AIM OF THE EXERCISE: Examine each line of the data. Copy those that contain the string "with".

PROVIDED MATERIAL:
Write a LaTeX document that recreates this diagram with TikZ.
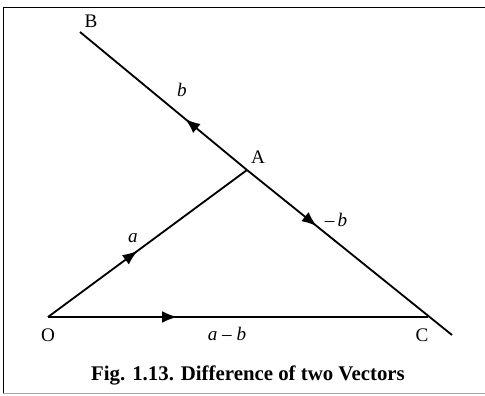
\documentclass[tikz,border=0pt]{standalone}
\usepackage{fontspec}
\setmainfont{Liberation Serif}
\usepackage{tikz}
\usetikzlibrary{arrows.meta,decorations.markings}
\tikzset{
    vector/.style={draw, line width=1.1pt},
    midarrow/.style={
        postaction={decorate},
        decoration={markings,
            mark=at position #1 with {\arrow{Latex[length=9pt,width=7pt]}}}
    },
    point/.style={font=\fontsize{11.5}{13}\selectfont, inner sep=0pt},
    vlabel/.style={font=\fontsize{11.5}{13}\selectfont\itshape, inner sep=0pt},
    caption/.style={font=\fontsize{12.5}{14}\selectfont\bfseries, inner sep=0pt}
}

\begin{document}
\begin{tikzpicture}[x=0.6pt,y=-0.6pt]
\useasboundingbox (0,0) rectangle (485,396);

% ---- Frame ----
\draw[line width=1.1pt] (485,7.5) -- (3.5,7.5) -- (3.5,393.5);
\draw[line width=0.8pt, black!35] (3.5,393.5) -- (485,393.5);

% ---- Points ----
\coordinate (O) at (48,317);
\coordinate (A) at (247,170);
\coordinate (B) at (80,32);
\coordinate (C) at (428,317);
\coordinate (E) at (452,335);

% ---- Vectors ----
\draw[vector, midarrow=0.45] (O) -- (A);
\draw[vector, midarrow=0.34] (O) -- (C);
\draw[vector, midarrow=0.37] (A) -- (B);
\draw[vector, midarrow=0.34] (A) -- (E);

% ---- Labels ----
\node[point] (lO) at (48,335) {O};
\node[point] (lA) at (258,157) {A};
\node[point] (lB) at (91,21) {B};
\node[point] (lC) at (422,335) {C};
\node[vlabel] (la) at (133,238) {a};
\node[vlabel] (lb) at (182,90) {b};
\node[vlabel] (lmb) at (336,220) {\upshape\textendash\,\itshape b};
\node[vlabel] (lab) at (227,334) {a \upshape\textendash\ \itshape b};

% ---- Caption ----
\node[caption] (cap) at (248,375) {Fig. 1.13. Difference of two Vectors};

\end{tikzpicture}
\end{document}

FULL OUTPUT:
Write a LaTeX document that recreates this diagram with TikZ.
            mark=at position #1 with {\arrow{Latex[length=9pt,width=7pt]}}}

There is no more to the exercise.